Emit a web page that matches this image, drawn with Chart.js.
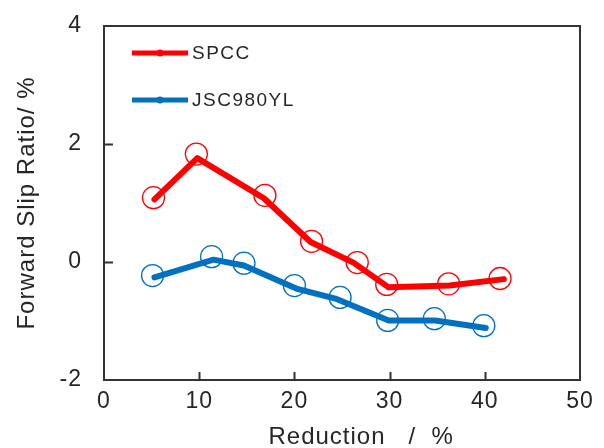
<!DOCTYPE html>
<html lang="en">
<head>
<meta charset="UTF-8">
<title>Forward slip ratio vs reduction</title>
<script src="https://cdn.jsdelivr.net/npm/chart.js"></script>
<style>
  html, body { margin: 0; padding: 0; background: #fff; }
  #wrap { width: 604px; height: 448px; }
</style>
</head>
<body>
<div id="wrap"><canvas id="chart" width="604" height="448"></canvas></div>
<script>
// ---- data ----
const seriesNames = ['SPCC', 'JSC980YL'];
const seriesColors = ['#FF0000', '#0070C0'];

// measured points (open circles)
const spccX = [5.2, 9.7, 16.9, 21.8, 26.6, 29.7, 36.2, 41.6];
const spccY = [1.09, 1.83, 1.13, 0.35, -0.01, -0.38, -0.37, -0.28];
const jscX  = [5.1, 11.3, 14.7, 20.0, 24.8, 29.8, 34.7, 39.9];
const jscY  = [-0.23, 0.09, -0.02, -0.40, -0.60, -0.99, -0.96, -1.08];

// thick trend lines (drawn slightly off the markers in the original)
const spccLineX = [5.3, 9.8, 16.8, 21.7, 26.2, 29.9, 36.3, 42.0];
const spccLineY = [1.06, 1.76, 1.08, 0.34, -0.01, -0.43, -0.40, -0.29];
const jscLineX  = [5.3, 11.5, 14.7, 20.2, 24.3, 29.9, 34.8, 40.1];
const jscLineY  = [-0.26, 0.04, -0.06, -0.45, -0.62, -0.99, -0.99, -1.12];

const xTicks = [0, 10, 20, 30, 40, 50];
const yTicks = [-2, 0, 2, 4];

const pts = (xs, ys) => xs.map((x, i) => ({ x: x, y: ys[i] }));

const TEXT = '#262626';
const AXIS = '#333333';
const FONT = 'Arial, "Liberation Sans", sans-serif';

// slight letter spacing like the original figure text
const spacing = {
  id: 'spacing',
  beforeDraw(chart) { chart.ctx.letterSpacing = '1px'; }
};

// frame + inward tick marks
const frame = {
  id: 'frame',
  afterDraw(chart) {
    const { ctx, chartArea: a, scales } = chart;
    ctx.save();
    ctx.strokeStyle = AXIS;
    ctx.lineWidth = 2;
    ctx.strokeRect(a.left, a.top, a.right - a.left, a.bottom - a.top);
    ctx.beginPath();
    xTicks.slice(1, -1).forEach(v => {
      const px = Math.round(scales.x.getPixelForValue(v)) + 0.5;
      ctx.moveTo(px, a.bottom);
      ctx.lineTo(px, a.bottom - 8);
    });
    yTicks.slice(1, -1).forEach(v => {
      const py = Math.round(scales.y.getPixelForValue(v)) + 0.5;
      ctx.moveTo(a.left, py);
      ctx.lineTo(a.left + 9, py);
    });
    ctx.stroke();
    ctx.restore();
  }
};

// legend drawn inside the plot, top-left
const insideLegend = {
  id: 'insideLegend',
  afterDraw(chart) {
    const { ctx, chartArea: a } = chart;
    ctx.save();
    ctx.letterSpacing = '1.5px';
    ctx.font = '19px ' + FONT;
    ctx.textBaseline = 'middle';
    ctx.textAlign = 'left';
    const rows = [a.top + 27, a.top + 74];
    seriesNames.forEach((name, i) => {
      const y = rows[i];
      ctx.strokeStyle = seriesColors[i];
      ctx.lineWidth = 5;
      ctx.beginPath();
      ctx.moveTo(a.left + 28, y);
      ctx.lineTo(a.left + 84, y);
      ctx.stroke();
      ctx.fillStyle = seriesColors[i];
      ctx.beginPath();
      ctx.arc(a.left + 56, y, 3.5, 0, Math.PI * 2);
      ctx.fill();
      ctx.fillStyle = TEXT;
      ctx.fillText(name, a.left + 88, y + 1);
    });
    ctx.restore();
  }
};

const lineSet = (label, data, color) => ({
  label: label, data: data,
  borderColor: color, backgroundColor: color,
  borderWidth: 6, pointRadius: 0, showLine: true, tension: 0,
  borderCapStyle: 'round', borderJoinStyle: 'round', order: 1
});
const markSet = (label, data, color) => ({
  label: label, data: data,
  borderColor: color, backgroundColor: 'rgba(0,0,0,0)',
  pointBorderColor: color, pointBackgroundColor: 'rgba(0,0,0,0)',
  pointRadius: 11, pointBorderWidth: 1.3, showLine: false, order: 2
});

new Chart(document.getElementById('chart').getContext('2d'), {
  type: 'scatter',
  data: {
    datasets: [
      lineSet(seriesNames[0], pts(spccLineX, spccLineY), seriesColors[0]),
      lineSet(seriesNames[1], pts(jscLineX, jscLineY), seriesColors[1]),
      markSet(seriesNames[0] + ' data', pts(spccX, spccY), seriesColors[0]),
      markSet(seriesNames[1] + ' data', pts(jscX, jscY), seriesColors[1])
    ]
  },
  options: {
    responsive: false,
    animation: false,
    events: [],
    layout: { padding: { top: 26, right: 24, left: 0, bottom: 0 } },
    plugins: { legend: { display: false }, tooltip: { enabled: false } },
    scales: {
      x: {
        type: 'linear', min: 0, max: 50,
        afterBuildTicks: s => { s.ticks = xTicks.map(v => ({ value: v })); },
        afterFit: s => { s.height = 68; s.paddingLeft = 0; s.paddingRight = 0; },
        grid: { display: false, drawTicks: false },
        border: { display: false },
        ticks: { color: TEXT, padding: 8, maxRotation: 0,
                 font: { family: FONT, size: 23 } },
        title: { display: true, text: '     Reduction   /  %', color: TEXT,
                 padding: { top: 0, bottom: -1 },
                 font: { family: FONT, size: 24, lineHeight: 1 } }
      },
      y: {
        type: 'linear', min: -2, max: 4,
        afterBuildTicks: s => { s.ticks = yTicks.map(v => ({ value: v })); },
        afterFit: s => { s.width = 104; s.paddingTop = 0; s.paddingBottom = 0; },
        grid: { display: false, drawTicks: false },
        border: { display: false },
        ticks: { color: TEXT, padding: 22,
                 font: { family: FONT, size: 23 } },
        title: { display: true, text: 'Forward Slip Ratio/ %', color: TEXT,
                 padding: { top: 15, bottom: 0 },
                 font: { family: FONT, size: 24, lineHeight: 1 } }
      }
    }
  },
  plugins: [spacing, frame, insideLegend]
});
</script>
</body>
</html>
----------------------------------------
What the task asks: Take the listing and print it again exactly, but without any pictures.

The completed task:
Emit a web page that matches this image, drawn with Chart.js.
<!DOCTYPE html>
<html lang="en">
<head>
<meta charset="UTF-8">
<title>Forward slip ratio vs reduction</title>
<script src="https://cdn.jsdelivr.net/npm/chart.js"></script>
<style>
  html, body { margin: 0; padding: 0; background: #fff; }
  #wrap { width: 604px; height: 448px; }
</style>
</head>
<body>
<div id="wrap"><canvas id="chart" width="604" height="448"></canvas></div>
<script>
// ---- data ----
const seriesNames = ['SPCC', 'JSC980YL'];
const seriesColors = ['#FF0000', '#0070C0'];

// measured points (open circles)
const spccX = [5.2, 9.7, 16.9, 21.8, 26.6, 29.7, 36.2, 41.6];
const spccY = [1.09, 1.83, 1.13, 0.35, -0.01, -0.38, -0.37, -0.28];
const jscX  = [5.1, 11.3, 14.7, 20.0, 24.8, 29.8, 34.7, 39.9];
const jscY  = [-0.23, 0.09, -0.02, -0.40, -0.60, -0.99, -0.96, -1.08];

// thick trend lines (drawn slightly off the markers in the original)
const spccLineX = [5.3, 9.8, 16.8, 21.7, 26.2, 29.9, 36.3, 42.0];
const spccLineY = [1.06, 1.76, 1.08, 0.34, -0.01, -0.43, -0.40, -0.29];
const jscLineX  = [5.3, 11.5, 14.7, 20.2, 24.3, 29.9, 34.8, 40.1];
const jscLineY  = [-0.26, 0.04, -0.06, -0.45, -0.62, -0.99, -0.99, -1.12];

const xTicks = [0, 10, 20, 30, 40, 50];
const yTicks = [-2, 0, 2, 4];

const pts = (xs, ys) => xs.map((x, i) => ({ x: x, y: ys[i] }));

const TEXT = '#262626';
const AXIS = '#333333';
const FONT = 'Arial, "Liberation Sans", sans-serif';

// slight letter spacing like the original figure text
const spacing = {
  id: 'spacing',
  beforeDraw(chart) { chart.ctx.letterSpacing = '1px'; }
};

// frame + inward tick marks
const frame = {
  id: 'frame',
  afterDraw(chart) {
    const { ctx, chartArea: a, scales } = chart;
    ctx.save();
    ctx.strokeStyle = AXIS;
    ctx.lineWidth = 2;
    ctx.strokeRect(a.left, a.top, a.right - a.left, a.bottom - a.top);
    ctx.beginPath();
    xTicks.slice(1, -1).forEach(v => {
      const px = Math.round(scales.x.getPixelForValue(v)) + 0.5;
      ctx.moveTo(px, a.bottom);
      ctx.lineTo(px, a.bottom - 8);
    });
    yTicks.slice(1, -1).forEach(v => {
      const py = Math.round(scales.y.getPixelForValue(v)) + 0.5;
      ctx.moveTo(a.left, py);
      ctx.lineTo(a.left + 9, py);
    });
    ctx.stroke();
    ctx.restore();
  }
};

// legend drawn inside the plot, top-left
const insideLegend = {
  id: 'insideLegend',
  afterDraw(chart) {
    const { ctx, chartArea: a } = chart;
    ctx.save();
    ctx.letterSpacing = '1.5px';
    ctx.font = '19px ' + FONT;
    ctx.textBaseline = 'middle';
    ctx.textAlign = 'left';
    const rows = [a.top + 27, a.top + 74];
    seriesNames.forEach((name, i) => {
      const y = rows[i];
      ctx.strokeStyle = seriesColors[i];
      ctx.lineWidth = 5;
      ctx.beginPath();
      ctx.moveTo(a.left + 28, y);
      ctx.lineTo(a.left + 84, y);
      ctx.stroke();
      ctx.fillStyle = seriesColors[i];
      ctx.beginPath();
      ctx.arc(a.left + 56, y, 3.5, 0, Math.PI * 2);
      ctx.fill();
      ctx.fillStyle = TEXT;
      ctx.fillText(name, a.left + 88, y + 1);
    });
    ctx.restore();
  }
};

const lineSet = (label, data, color) => ({
  label: label, data: data,
  borderColor: color, backgroundColor: color,
  borderWidth: 6, pointRadius: 0, showLine: true, tension: 0,
  borderCapStyle: 'round', borderJoinStyle: 'round', order: 1
});
const markSet = (label, data, color) => ({
  label: label, data: data,
  borderColor: color, backgroundColor: 'rgba(0,0,0,0)',
  pointBorderColor: color, pointBackgroundColor: 'rgba(0,0,0,0)',
  pointRadius: 11, pointBorderWidth: 1.3, showLine: false, order: 2
});

new Chart(document.getElementById('chart').getContext('2d'), {
  type: 'scatter',
  data: {
    datasets: [
      lineSet(seriesNames[0], pts(spccLineX, spccLineY), seriesColors[0]),
      lineSet(seriesNames[1], pts(jscLineX, jscLineY), seriesColors[1]),
      markSet(seriesNames[0] + ' data', pts(spccX, spccY), seriesColors[0]),
      markSet(seriesNames[1] + ' data', pts(jscX, jscY), seriesColors[1])
    ]
  },
  options: {
    responsive: false,
    animation: false,
    events: [],
    layout: { padding: { top: 26, right: 24, left: 0, bottom: 0 } },
    plugins: { legend: { display: false }, tooltip: { enabled: false } },
    scales: {
      x: {
        type: 'linear', min: 0, max: 50,
        afterBuildTicks: s => { s.ticks = xTicks.map(v => ({ value: v })); },
        afterFit: s => { s.height = 68; s.paddingLeft = 0; s.paddingRight = 0; },
        grid: { display: false, drawTicks: false },
        border: { display: false },
        ticks: { color: TEXT, padding: 8, maxRotation: 0,
                 font: { family: FONT, size: 23 } },
        title: { display: true, text: '     Reduction   /  %', color: TEXT,
                 padding: { top: 0, bottom: -1 },
                 font: { family: FONT, size: 24, lineHeight: 1 } }
      },
      y: {
        type: 'linear', min: -2, max: 4,
        afterBuildTicks: s => { s.ticks = yTicks.map(v => ({ value: v })); },
        afterFit: s => { s.width = 104; s.paddingTop = 0; s.paddingBottom = 0; },
        grid: { display: false, drawTicks: false },
        border: { display: false },
        ticks: { color: TEXT, padding: 22,
                 font: { family: FONT, size: 23 } },
        title: { display: true, text: 'Forward Slip Ratio/ %', color: TEXT,
                 padding: { top: 15, bottom: 0 },
                 font: { family: FONT, size: 24, lineHeight: 1 } }
      }
    }
  },
  plugins: [spacing, frame, insideLegend]
});
</script>
</body>
</html>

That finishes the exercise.